I'm really becoming more immobilized by the day. I hope it's just a rough patch. My analogy of the day- since these images seem to leap out at me...a stone mortar and pestle...I feel ground up...like I can't get any smaller.
I keep thinking about all of those mundane things that will never happen again. You coming up beside me to take my bag and carry it for me...you reaching for my hand while you carry your cello on your shoulder, leading me down some little street on the lower east side to watch you play...you bringing me a glass of water at night after Audrey's gone to sleep, or just simply telling me I look nice. I miss being loved...I really do miss it. For almost eleven years there was someone in the world who knew me more intimately than anyone, and yet, still loved me more than anyone. That person is gone and now, no matter who tells me they're here for me- the fact is that there is no one in the world that loves me like that. With your love. The years of history and worldless intimacy are just scattered memories that I try desperately to catch and write down.

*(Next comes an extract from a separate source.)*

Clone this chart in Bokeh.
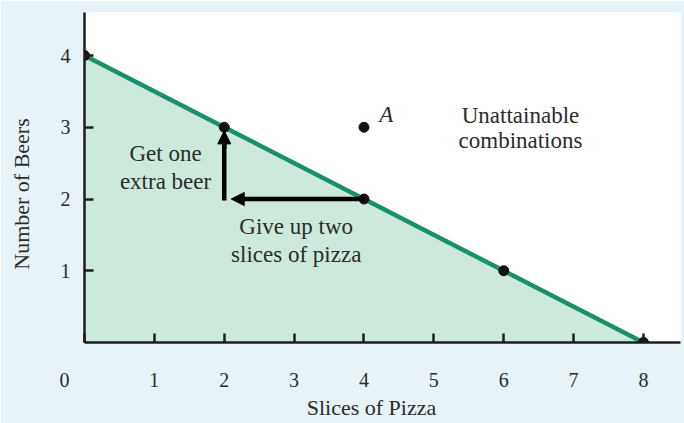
from bokeh.plotting import figure
from bokeh.models import Arrow, NormalHead, FixedTicker, Range1d, ColumnDataSource
from bokeh.core.properties import value
from bokeh.embed import file_html
from bokeh.resources import INLINE

# Budget constraint: beers vs. slices of pizza
pizza_slices = [0, 2, 4, 6, 8]
beers = [4, 3, 2, 1, 0]
point_a = (4, 3)
x_ticks = [0, 1, 2, 3, 4, 5, 6, 7, 8]
y_ticks = [1, 2, 3, 4]
x_title = "Slices of Pizza"
y_title = "Number of Beers"

FONT = value("Liberation Serif")
INK = "#2b2b2b"
BG = "#e7f3f6"
EM = "\u2003"

p = figure(width=684, height=423, output_backend="svg", toolbar_location=None,
           x_range=Range1d(0, 8.53), y_range=Range1d(0, 4.6),
           min_border_left=84, min_border_right=4, min_border_top=12, min_border_bottom=81)
p.background_fill_color = "white"
p.border_fill_color = BG
p.outline_line_color = None
p.grid.visible = False

# Attainable region under the budget line
region_x = pizza_slices + [0]
region_y = beers + [0]
p.patch(region_x, region_y, fill_color="#cde9dc", line_color=None)
p.line(pizza_slices, beers, line_color="#18916a", line_width=4.5)

# Axes
for ax, ticks in ((p.xaxis[0], x_ticks), (p.yaxis[0], y_ticks)):
    ax.ticker = FixedTicker(ticks=ticks)
    ax.axis_line_width = 2.5
    ax.axis_line_color = "#1e1e1e"
    ax.major_tick_in = 9
    ax.major_tick_out = 0
    ax.major_tick_line_width = 2.5
    ax.major_tick_line_color = "#1e1e1e"
    ax.minor_tick_line_color = None
    ax.major_label_text_font = "Liberation Serif"
    ax.major_label_text_font_size = "20px"
    ax.major_label_text_color = INK
    ax.axis_label_text_font = "Liberation Serif"
    ax.axis_label_text_font_size = "22px"
    ax.axis_label_text_font_style = "normal"
    ax.axis_label_text_color = INK
p.xaxis.major_label_standoff = 26
p.yaxis.major_label_standoff = 14
p.yaxis.major_label_orientation = "horizontal"
# the shared origin "0" sits down-left of the corner
p.xaxis.major_label_overrides = {0: "0" + EM + EM}
p.xaxis.axis_label = x_title + EM
p.yaxis.axis_label = y_title + EM + "\u2002"
p.xaxis.axis_label_standoff = 1
p.yaxis.axis_label_standoff = 24

# Trade-off arrows: give up pizza, get beer
x0, y0 = pizza_slices[2], beers[2]
x1, y1 = pizza_slices[1], beers[1]
p.segment(x0=[x1], y0=[y0 - 0.02], x1=[x1], y1=[y1 - 0.2], line_color="black", line_width=4.5)
p.add_layout(Arrow(end=NormalHead(size=13, fill_color="black", line_color="black"),
                   x_start=x1, y_start=y1 - 0.3, x_end=x1, y_end=y1 - 0.05,
                   line_color="black", line_width=4.5))
p.add_layout(Arrow(end=NormalHead(size=13, fill_color="black", line_color="black"),
                   x_start=x0, y_start=y0, x_end=x1 + 0.1, y_end=y0,
                   line_color="black", line_width=4.5))

# Bundles on the line and the unattainable point A
p.scatter(pizza_slices, beers, size=10, color="#111111")
p.scatter([point_a[0]], [point_a[1]], size=10, color="#111111")

notes = ColumnDataSource(dict(
    x=[1.16, 1.16, 3.03, 3.03, 6.24, 6.24],
    y=[2.64, 2.25, 1.62, 1.23, 3.17, 2.82],
    t=["Get one", "extra beer", "Give up two", "slices of pizza", "Unattainable", "combinations"],
))
p.text(x="x", y="y", text="t", source=notes, text_font=FONT, text_font_size="23px",
       text_color=INK, text_align="center", text_baseline="middle")
p.text(x=[point_a[0] + 0.32], y=[point_a[1] + 0.18], text=["A"], text_font=FONT,
       text_font_size="23px", text_font_style="italic", text_color=INK,
       text_align="center", text_baseline="middle")

open("out.html", "w").write(file_html(p, INLINE))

I sorted through your DVD collection- you loved movies. I bought boxes at IKEA for them. I took out the one I had bought- "I am Sam" which you said was horrible. I'll get rid of it. Yours I'll keep- you had good taste in movies. One day maybe Audrey and I can watch them together and try to see what you saw. I have not watched one movie since you died. That is something we did together. I so enjoyed our commentaries and critiques afterwards.
A few days ago, something made me think of the name of the nurse in the hospital after I had Audrey. We didn't find her very helpful and she had a different name that you would still say in a sarcastic, mocking tone when we recalled my whole labor experience...but the other day, I couldn't remember her name. I felt so lost and so desperate, because I knew if you were here, you'd tell me right away. It's like that with so much of my life experience- lost.